PLRB Sequence (A. thaliana)

NEBCutter analysis of the A. thaliana BLRP, displayed in 5' to 3' orientation.


BioBrick Sequence

NEBCutter analysis of the BLRP BioBrick, displayed in 5' to 3' orientation. EcoRI and XbaI restriction sites are present on the 5' end of the construct. SpeI and PstI restriction sites are present on the 3' end of the construct.

  • Key Pre-existing Part:Freiburg 2011's Green Light Promoter

Green Light Responsive expression system. Presence of green light (532 nm) initiates a phosphorylation cascade from the CcaS receptor complex to the CcaR regulator protein. In its phosphorylated state, CcaR selectively couples cpcG2 and activates gene transcription. Source:

The construct's "OFF" switch relies heavily on the application of a green light responsive expression system previously reported by the Freiburg 2011 iGem team. This system contains three key parts: CcaS (a green light receptor), CcaR (a response regulator), and cpcG2 (a promoter targeted by CcaR). CcaS is a photoreceptor that autophosphorylates in the presence of green light (532 nm).
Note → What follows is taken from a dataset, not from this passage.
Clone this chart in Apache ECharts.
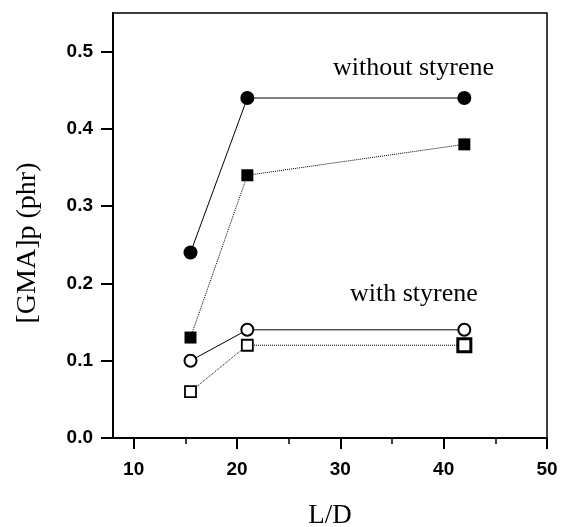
<!DOCTYPE html>
<html>
<head>
<meta charset="utf-8">
<script src="https://cdn.jsdelivr.net/npm/echarts@6/dist/echarts.min.js"></script>
<style>
  html, body { margin: 0; padding: 0; background: #fff; }
  #chart { width: 564px; height: 527px; }
</style>
</head>
<body>
<div id="chart"></div>
<script>
// L/D values
const ld = [15.5, 21, 42]
// [GMA]p (phr)
const withoutFilledCircle = [0.24, 0.44, 0.44]
const withoutFilledSquare = [0.13, 0.34, 0.38]
const withOpenCircle = [0.10, 0.14, 0.14]
const withOpenSquare = [0.06, 0.12, 0.12]

const xTicks = [10, 20, 30, 40, 50]
const xMinorTicks = [15, 25, 35, 45]
const yTicks = [0, 0.1, 0.2, 0.3, 0.4, 0.5]

const serif = '"Liberation Serif", "DejaVu Serif", serif'
const sans = '"Liberation Sans", Arial, sans-serif'

function pairs(ys) {
  return ys.map(function(y, i) { return [ld[i], y] })
}

const chart = echarts.init(document.getElementById('chart'))

chart.setOption({
  animation: false,
  grid: {
    left: 113,
    right: 17,
    top: 13,
    bottom: 89,
    outerBoundsMode: 'none',
    containLabel: false,
    show: true,
    borderColor: '#000',
    borderWidth: 1.5
  },
  xAxis: [{
    type: 'value',
    min: 8,
    max: 50,
    name: 'L/D',
    nameLocation: 'middle',
    nameGap: 64,
    nameTextStyle: { fontFamily: serif, fontSize: 27, color: '#000' },
    axisLine: { onZero: false, lineStyle: { color: '#000', width: 2 } },
    axisTick: { customValues: xTicks, length: 11, lineStyle: { color: '#000', width: 2 } },
    axisLabel: {
      customValues: xTicks,
      margin: 22,
      fontFamily: sans,
      fontSize: 19,
      fontWeight: 'bold',
      color: '#000'
    },
    splitLine: { show: false }
  }, {
    type: 'value',
    min: 8,
    max: 50,
    position: 'bottom',
    axisLine: { show: false },
    axisTick: { customValues: xMinorTicks, length: 6, lineStyle: { color: '#000', width: 1.5 } },
    axisLabel: { show: false },
    splitLine: { show: false }
  }],
  yAxis: {
    type: 'value',
    min: 0,
    max: 0.55,
    axisLine: { onZero: false, lineStyle: { color: '#000', width: 2 } },
    axisTick: { customValues: yTicks, length: 12, lineStyle: { color: '#000', width: 2 } },
    axisLabel: {
      customValues: yTicks,
      margin: 20,
      fontFamily: sans,
      fontSize: 19,
      fontWeight: 'bold',
      color: '#000',
      formatter: function(v) { return v.toFixed(1) }
    },
    splitLine: { show: false }
  },
  graphic: [{
    type: 'text',
    left: 333,
    top: 55,
    style: { text: 'without styrene', font: '26px ' + serif, fill: '#000' }
  }, {
    type: 'text',
    left: 350,
    top: 281,
    style: { text: 'with styrene', font: '26px ' + serif, fill: '#000' }
  }, {
    type: 'text',
    x: 28,
    y: 243,
    rotation: Math.PI / 2,
    style: {
      text: '[GMA]p (phr)',
      font: '28px ' + serif,
      fill: '#000',
      align: 'center',
      verticalAlign: 'middle'
    }
  }],
  series: [{
    type: 'line',
    data: pairs(withoutFilledCircle),
    symbol: 'circle',
    symbolSize: 14,
    itemStyle: { color: '#000' },
    lineStyle: { color: '#000', width: 1, type: 'solid' }
  }, {
    type: 'line',
    data: pairs(withoutFilledSquare),
    symbol: 'rect',
    symbolSize: 12,
    itemStyle: { color: '#000' },
    lineStyle: { color: '#000', width: 1, type: 'dotted' }
  }, {
    type: 'line',
    data: pairs(withOpenCircle),
    symbol: 'circle',
    symbolSize: 12,
    itemStyle: { color: '#fff', borderColor: '#000', borderWidth: 2 },
    lineStyle: { color: '#000', width: 1, type: 'solid' }
  }, {
    type: 'line',
    data: pairs(withOpenSquare).map(function(p, i) {
      // last open square is drawn heavier in the original
      return i === 2
        ? { value: p, symbolSize: 13, itemStyle: { borderWidth: 3 } }
        : p
    }),
    symbol: 'rect',
    symbolSize: 11,
    itemStyle: { color: '#fff', borderColor: '#000', borderWidth: 1.8 },
    lineStyle: { color: '#000', width: 1, type: 'dotted' }
  }]
})
</script>
</body>
</html>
CcaR contains an N-terminal receiver domain that is phosphorylated by CcaS, and a C-terminal DNA binding domain that selectively couples to the cpcG2 promoter when in a phosphorylated state.

Assembly Scheme

A summary of all registry parts and natural parts used in the construct.

Every BioBrick used was RFC 10 compatible except for the CcaS (Green Receptor) and TetR coding regions. Site directed mutagenesis was performed to remove an SpeI restriction site in the middle of the ccaS gene BioBrick and to remove an XbaI restriction site in the middle of the TetR BioBrick. Afterwards, BioBricks were assembled in parallel using the XbaI and SpeI restriction sites. Gel electrophoresis was used to purify the target DNA fragment after each digestion and ligation reaction. The assembled BioBricks were finally cleaved using XbaI and PstI. The isolated fragment was then ligated to the pSB1A3 plasmid backbone which was cleaved using SpeI and PstI. The final plasmid was transformed into competent E. coli bacteria and grown under ampicillin selection.
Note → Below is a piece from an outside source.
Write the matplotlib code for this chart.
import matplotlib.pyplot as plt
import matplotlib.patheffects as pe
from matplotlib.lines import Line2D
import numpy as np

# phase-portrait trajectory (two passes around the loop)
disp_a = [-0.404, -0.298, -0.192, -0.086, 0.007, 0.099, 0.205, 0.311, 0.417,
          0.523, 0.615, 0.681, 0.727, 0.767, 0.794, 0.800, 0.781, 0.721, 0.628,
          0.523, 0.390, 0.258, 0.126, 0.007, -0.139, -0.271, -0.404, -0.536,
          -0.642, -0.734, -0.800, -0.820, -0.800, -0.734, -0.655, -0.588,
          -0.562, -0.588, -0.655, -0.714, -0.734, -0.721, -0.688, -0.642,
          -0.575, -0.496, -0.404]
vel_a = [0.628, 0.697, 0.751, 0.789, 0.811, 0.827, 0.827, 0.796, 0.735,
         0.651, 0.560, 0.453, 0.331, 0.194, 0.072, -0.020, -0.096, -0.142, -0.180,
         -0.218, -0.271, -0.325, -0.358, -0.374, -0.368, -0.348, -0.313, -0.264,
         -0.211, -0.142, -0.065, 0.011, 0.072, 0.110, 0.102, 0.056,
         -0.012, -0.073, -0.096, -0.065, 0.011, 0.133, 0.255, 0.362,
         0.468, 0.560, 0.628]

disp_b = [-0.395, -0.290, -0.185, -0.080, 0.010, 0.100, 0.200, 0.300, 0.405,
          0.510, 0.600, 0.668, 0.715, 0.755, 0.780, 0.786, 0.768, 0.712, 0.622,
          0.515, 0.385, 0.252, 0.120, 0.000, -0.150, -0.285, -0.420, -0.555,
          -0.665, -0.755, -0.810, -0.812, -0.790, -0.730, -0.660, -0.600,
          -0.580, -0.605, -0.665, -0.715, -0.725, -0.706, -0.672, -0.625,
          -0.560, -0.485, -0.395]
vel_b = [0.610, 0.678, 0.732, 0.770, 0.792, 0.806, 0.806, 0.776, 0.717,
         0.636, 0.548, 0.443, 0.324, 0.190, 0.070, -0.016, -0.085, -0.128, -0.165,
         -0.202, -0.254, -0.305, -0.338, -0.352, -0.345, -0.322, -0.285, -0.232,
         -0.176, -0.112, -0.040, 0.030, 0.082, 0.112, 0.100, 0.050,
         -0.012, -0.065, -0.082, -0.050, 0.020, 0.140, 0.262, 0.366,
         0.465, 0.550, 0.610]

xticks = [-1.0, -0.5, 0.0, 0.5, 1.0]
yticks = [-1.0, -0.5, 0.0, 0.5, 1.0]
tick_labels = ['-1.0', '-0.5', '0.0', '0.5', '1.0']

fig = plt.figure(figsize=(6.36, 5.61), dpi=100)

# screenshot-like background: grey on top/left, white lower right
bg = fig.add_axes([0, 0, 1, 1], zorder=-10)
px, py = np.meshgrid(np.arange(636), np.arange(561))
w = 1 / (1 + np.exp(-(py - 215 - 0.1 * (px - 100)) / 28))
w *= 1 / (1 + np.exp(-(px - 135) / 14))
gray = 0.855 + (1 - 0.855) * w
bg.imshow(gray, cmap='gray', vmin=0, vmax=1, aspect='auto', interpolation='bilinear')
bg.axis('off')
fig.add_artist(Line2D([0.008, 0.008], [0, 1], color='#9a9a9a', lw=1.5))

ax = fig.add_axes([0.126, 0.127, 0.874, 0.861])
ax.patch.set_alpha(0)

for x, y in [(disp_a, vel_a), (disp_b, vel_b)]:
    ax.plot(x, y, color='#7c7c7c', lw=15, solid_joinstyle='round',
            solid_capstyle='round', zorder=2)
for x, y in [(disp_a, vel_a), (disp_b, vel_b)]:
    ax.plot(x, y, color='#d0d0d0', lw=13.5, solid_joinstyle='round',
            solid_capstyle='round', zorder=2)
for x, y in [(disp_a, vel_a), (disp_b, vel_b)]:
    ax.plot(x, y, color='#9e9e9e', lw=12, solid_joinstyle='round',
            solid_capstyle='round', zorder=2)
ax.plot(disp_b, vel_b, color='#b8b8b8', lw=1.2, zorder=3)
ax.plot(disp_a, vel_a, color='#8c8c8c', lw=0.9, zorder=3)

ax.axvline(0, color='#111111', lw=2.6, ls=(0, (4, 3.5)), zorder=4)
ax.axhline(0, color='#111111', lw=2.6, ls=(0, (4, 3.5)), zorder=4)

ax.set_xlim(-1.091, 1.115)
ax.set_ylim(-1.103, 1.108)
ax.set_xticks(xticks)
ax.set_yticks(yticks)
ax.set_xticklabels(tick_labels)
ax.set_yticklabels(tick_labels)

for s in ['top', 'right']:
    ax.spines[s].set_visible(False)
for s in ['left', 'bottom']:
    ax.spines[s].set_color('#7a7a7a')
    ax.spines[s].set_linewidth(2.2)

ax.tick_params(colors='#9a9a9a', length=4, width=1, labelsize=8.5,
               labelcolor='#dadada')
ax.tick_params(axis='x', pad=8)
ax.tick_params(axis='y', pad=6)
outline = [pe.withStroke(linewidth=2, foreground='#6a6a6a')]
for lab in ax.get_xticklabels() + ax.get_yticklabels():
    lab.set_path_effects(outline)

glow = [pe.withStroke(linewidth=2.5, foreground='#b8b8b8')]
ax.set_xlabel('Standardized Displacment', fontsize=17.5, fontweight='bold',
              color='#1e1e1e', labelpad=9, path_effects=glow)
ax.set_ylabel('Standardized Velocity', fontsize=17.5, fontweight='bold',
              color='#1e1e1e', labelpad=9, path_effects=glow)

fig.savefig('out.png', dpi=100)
An assembly scheme for the construct in a psB1A3.


Construct size is an obvious concern in our design. Another open question given the scope of implementation is a quantitative understanding of the expression kinetics--specifically, how long must the blue and green light be applied to achieve a switch between expression cassettes? Will this duration vary at different cell densities? These questions can only be answered during in vitro optimization by experimenting with different combinations of ribosome binding sites and promoters. To quantify gene expression, we chose to employ RFP as a reporter gene, with the hope that red fluorescence signal will minimize the occurrence of auto-excitation (our construct should, in theory, respond to light). We expect there to be a low level RFP signal due to leaky lactose uptake without the expression of lacY. Optimally, RFP expression should begin to fall off soon after green light is introduced. We believe that by varying the strength of the constitutive promoter and the ribosome binding sites, we will be able to tune the system to trigger given minimal stimulus, but without ambient light being sufficient to trigger a change of state. If necessary, a LacZ coding sequence could be added to ORF 3. Beta-galactosidase expression would serve to remove the lag between exposure to green light, and decline in RFP expression by decomposing lactose inside the cell.